The role of the C47 in Allied airpower could hardly be understated.  It and the DC3 are one of the greatest aircraft ever produced.  Some DC3s remain in commercial use today (I've seen one in United Airlines colors as late as 2004) and they're actually being remanufactured as the Basler BT-67 for current use.

Wednesday, December 22, 2021

Monday, December 22, 1941. Et in Arcadia ego

The Arcadia Conference, which President Roosevelt and Prime Ministers King and Churchill, and Chinese Ambassador Song attended, commenced.  Churchill, as usual, crossed the Atlantic by battleship.

The conference would reaffirm a Germany first policy in the war, the same having been already secretly decided upon prior to the US entering the war and the news of which had broken just shortly before Pearl Harbor.

Lieutenant Jack Dale of the U.S. Army Air Corps received a Distinguished Service Cross from General MacArthur December 22, 1941 for extraordinary heroism during attacks on Japanese bridgeheads at Vigan.

General Douglas MacArthur was conferring decorations upon American and Filipino airmen in Manila.  Shortly after this, Manila would have to be evacuated.

General Douglas MacArthur, left, congratulates Captain Villamor of the Philippine Air Force, after awarding him the Distinguished Service Cross, December 22, 1941. 

MacArthur has remained an enduringly controversial US military figure, with some individuals regarding him as heroic and others feeling that he was too problematic to fit that description.  No matter how looked at, his early leadership in the fight for the Philippines was oddly inadequate.


43,000 Japanese troops from the Imperial Japanese 48th Division landed at the Lingayen Gulf north of Manila. Their forces included 90 tanks.  American and Filipino resistance was light due to the defenders being made up of mostly poorly trained Filipino troops and being spread too thin.  Effectively, the fate of Manila was sealed.


On the same day, Japanese submarines surfaced and shelled the Navy airfield on Johnston Island and on Palmyra Atoll, both of which are straight south of the Hawaiian islands, albeit over 700 miles south.
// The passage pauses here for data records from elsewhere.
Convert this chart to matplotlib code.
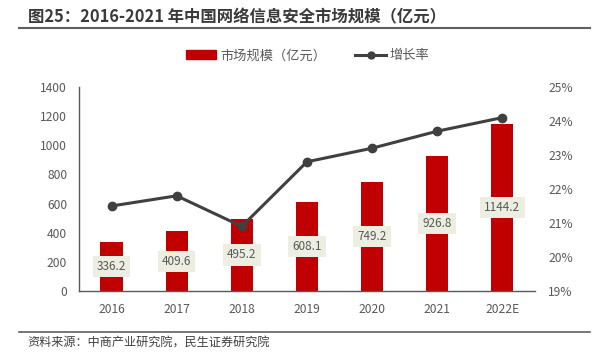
import matplotlib
matplotlib.use("Agg")
import matplotlib.pyplot as plt
from matplotlib.lines import Line2D

plt.rcParams['font.family'] = ['Noto Sans CJK SC', 'DejaVu Sans']

# 数据
years = ["2016", "2017", "2018", "2019", "2020", "2021", "2022E"]
market = [336.2, 409.6, 495.2, 608.1, 749.2, 926.8, 1144.2]
growth = [21.5, 21.8, 20.9, 22.8, 23.2, 23.7, 24.1]

red = "#C00000"
dark = "#404040"
gray = "#595959"

fig = plt.figure(figsize=(6.01, 3.6), dpi=100)
ax = fig.add_axes([0.1314, 0.1917, 0.7586, 0.5666])
x = range(len(years))
bars = ax.bar(x, market, width=0.34, color=red, zorder=2)
ax.set_ylim(0, 1400)
ax.set_yticks(range(0, 1401, 200))
ax.set_xlim(-0.5, len(years) - 0.5)
ax.set_xticks(list(x))
ax.set_xticklabels(years)
for s in ["top", "right"]:
    ax.spines[s].set_visible(False)
ax.spines["left"].set_color(gray)
ax.spines["bottom"].set_color(gray)
ax.spines["left"].set_linewidth(1.0)
ax.spines["bottom"].set_linewidth(1.0)
ax.tick_params(axis="y", length=0, colors=gray, labelsize=8.7, pad=8.5)
ax.tick_params(axis="x", length=0, colors=gray, labelsize=8.7, pad=8.5)

for i, v in enumerate(market):
    ax.text(i, v / 2, f"{v:.1f}", ha="center", va="center", fontsize=8.5, color=gray,
            bbox=dict(boxstyle="square,pad=0.35", fc="#EBEEE0", ec="none"), zorder=4)

ax2 = ax.twinx()
ax2.plot(list(x), growth, color=dark, lw=2.2, marker="o", ms=6, zorder=3)
ax2.set_ylim(19, 25)
ax2.set_yticks(range(19, 26))
ax2.set_yticklabels([f"{t}%" for t in range(19, 26)])
for s in ["top", "right", "left", "bottom"]:
    ax2.spines[s].set_visible(False)
ax2.tick_params(axis="y", length=0, colors=gray, labelsize=8.7, pad=9.5)

# 图例
handles = [plt.Rectangle((0, 0), 1, 1, color=red),
           Line2D([0], [0], color=dark, lw=2.2, marker="o", ms=5)]
fig.legend(handles, ["市场规模（亿元）", "增长率"], loc="center", bbox_to_anchor=(0.512, 0.845),
           ncol=2, frameon=False, fontsize=9.5, labelcolor=gray, handlelength=2.3,
           columnspacing=2.2, handletextpad=0.3)

# 标题与来源
fig.text(0.046, 0.953, "图25：2016-2021 年中国网络信息安全市场规模（亿元）", fontsize=11.8,
         fontweight="bold", color="#3a3a3a", va="center")
fig.add_artist(Line2D([0.032, 0.982], [0.923, 0.923], color="#606060", lw=1.5))
fig.add_artist(Line2D([0.032, 0.982], [0.078, 0.078], color="#606060", lw=1.2))
fig.text(0.046, 0.047, "资料来源：中商产业研究院，民生证券研究院", fontsize=8.7, color="#404040", va="center")

fig.savefig("out.png", dpi=100)
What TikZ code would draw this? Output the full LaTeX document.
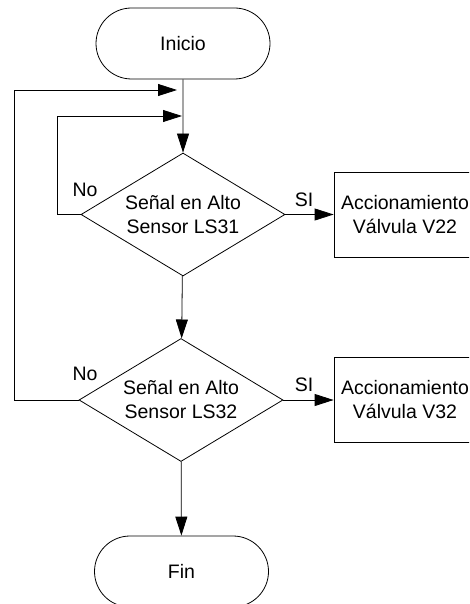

US troops landed in Australia.  This was not a good sign, however, as it reflected the diversion of troops originally destined for the Philippines  

Curtiss SOC-1.

In the process the U.S. Navy lost a Curtiss SOC-1 Seagull which was flying an anti-submarine patrol from the arriving convoy.  It simply disappeared and was never found.  It was one of three dispatched for that purpose, with the other two returning safely.

The ice on Lake Lagoda was now 1 meter think, allowing Soviet KV tanks to cross it.

Axis forces began withdrawing from Benghazi by sea.  An Italian minefield off of Misrata ended up sinking an Italian and a German transport ship by accident in the process.

Italian forces defeated partisans at Sjenica in Montenegro.  Tito was upset about the partisan attack as he felt it was contrary to his orders.  The Italians had been aided by the participation of Serbian and Muslim militias on their side of the fight, and it commenced with a Communist partisan attack on their town in horrible snowy weather.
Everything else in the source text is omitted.